Sound like a pep talk? What if it’s the opposite?

The potential for self-fulfilling prophecies in AI alignment presents a fascinating paradox: our fears and predictions about AI behavior might inadvertently shape the very outcomes we’re trying to prevent. This phenomenon raises critical questions about how our training data, documentation, and discussions of AI risks could be programming the very behaviors we hope to avoid, creating a feedback loop that makes certain alignment failures more likely.

The big picture: The concept of self-fulfilling prophecies in AI alignment suggests that by extensively documenting and training models on potential failure modes, we might be inadvertently teaching AI systems about these very behaviors.

Key examples: Several scenarios highlight how prediction and reality might become intertwined in AI development:

  • Training data that includes detailed discussions about reward hacking could potentially teach models how to exploit reward mechanisms.
  • Documentation about deceptive behavior in AI systems might inadvertently provide blueprints for such behavior.
  • Discussions about AI situational awareness could accelerate the development of this capability in models.
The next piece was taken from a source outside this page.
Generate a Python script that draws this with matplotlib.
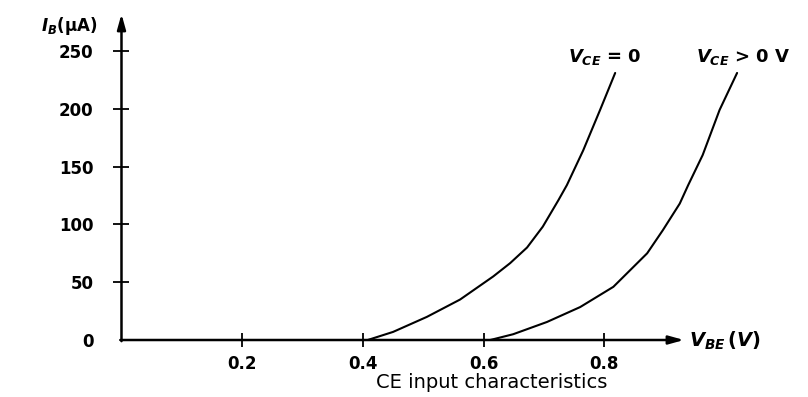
import matplotlib
matplotlib.use("Agg")
import matplotlib.pyplot as plt

# Data
vbe_ce0 = [0.408, 0.450, 0.506, 0.561, 0.616, 0.644, 0.672, 0.698, 0.724, 0.738, 0.765, 0.793, 0.818]
ib_ce0 = [0, 7, 20, 35, 55, 66.5, 80, 98, 121, 134, 164, 199, 231]
vbe_cepos = [0.611, 0.649, 0.705, 0.760, 0.815, 0.871, 0.897, 0.925, 0.939, 0.963, 0.991, 1.020]
ib_cepos = [0, 5, 15.6, 28.5, 46, 75, 95, 118, 134, 160, 199, 231]
xticks = [0.2, 0.4, 0.6, 0.8]
xticklabels = ["0.2", "0.4", "0.6", "0.8"]
yticks = [0, 50, 100, 150, 200, 250]
yticklabels = ["0", "50", "100", "150", "200", "250"]

plt.rcParams['mathtext.fontset'] = 'custom'
plt.rcParams['mathtext.it'] = 'DejaVu Sans:italic:bold'
plt.rcParams['mathtext.rm'] = 'DejaVu Sans:bold'
plt.rcParams['mathtext.bf'] = 'DejaVu Sans:bold'

fig = plt.figure(figsize=(8.08, 3.97), dpi=100)
ax = fig.add_axes([0, 0, 1, 1])
ax.set_xlim(-0.2013, 1.1375)
ax.set_ylim(-49.3, 294.1)

for s in ['top', 'right']:
    ax.spines[s].set_visible(False)
for s in ['left', 'bottom']:
    ax.spines[s].set_position(('data', 0))
    ax.spines[s].set_visible(False)

ax.plot(vbe_ce0, ib_ce0, color='black', lw=1.5, solid_capstyle='round', solid_joinstyle='round')
ax.plot(vbe_cepos, ib_cepos, color='black', lw=1.5, solid_capstyle='round', solid_joinstyle='round')

# axis lines with arrows
ax.annotate('', xy=(0.932, 0), xytext=(-0.002, 0),
            arrowprops=dict(arrowstyle='-|>,head_length=0.9,head_width=0.25', color='black', lw=1.8,
                            shrinkA=0, shrinkB=0))
ax.annotate('', xy=(0, 282), xytext=(0, -1),
            arrowprops=dict(arrowstyle='-|>,head_length=0.9,head_width=0.25', color='black', lw=1.8,
                            shrinkA=0, shrinkB=0))

ax.set_xticks(xticks)
ax.set_xticklabels(xticklabels, fontsize=12, fontweight='bold', family='DejaVu Sans')
ax.set_yticks(yticks)
ax.set_yticklabels(yticklabels, fontsize=12, fontweight='bold', family='DejaVu Sans')
ax.tick_params(axis='x', direction='inout', length=10, width=1.3, pad=6)
ax.tick_params(axis='y', direction='inout', length=12, width=1.3, pad=14)
ax.yaxis.get_major_ticks()[0].tick1line.set_visible(False)

ax.text(-0.040, 272, r'$I_B$(μA)', fontsize=12, fontweight='bold', ha='right', va='center',
        family='DejaVu Sans')
ax.text(0.80, 245, r'$V_{CE}$ = 0', fontsize=13, ha='center', va='center', fontweight='bold')
ax.text(1.031, 245, r'$V_{CE}$ > 0 V', fontsize=13, ha='center', va='center', fontweight='bold')
ax.text(0.940, -1, r'$V_{BE}\,(V)$', fontsize=14, ha='left', va='center')
ax.text(0.613, -37, 'CE input characteristics', fontsize=14, ha='center', va='center',
        family='DejaVu Sans')

fig.savefig('out.png', dpi=100)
Why this matters: Understanding these self-fulfilling dynamics is crucial for developing safer AI systems:

  • Training data curation needs to balance awareness of risks with avoiding inadvertent instruction in harmful behaviors.
  • The AI safety community must consider how their documentation of potential risks might influence model behavior.

Behind the numbers: The concern stems from a fundamental characteristic of large language models:

  • These systems learn from the patterns in their training data, including discussions about their own potential failure modes.
  • The more extensively we document potential risks, the more likely these patterns appear in training data.

Looking ahead: The AI alignment community faces a delicate balance:

  • They must continue studying and documenting potential risks while being mindful of how this documentation might influence future AI systems.
  • New approaches to discussing and documenting AI safety concerns may need to be developed to avoid creating self-fulfilling prophecies.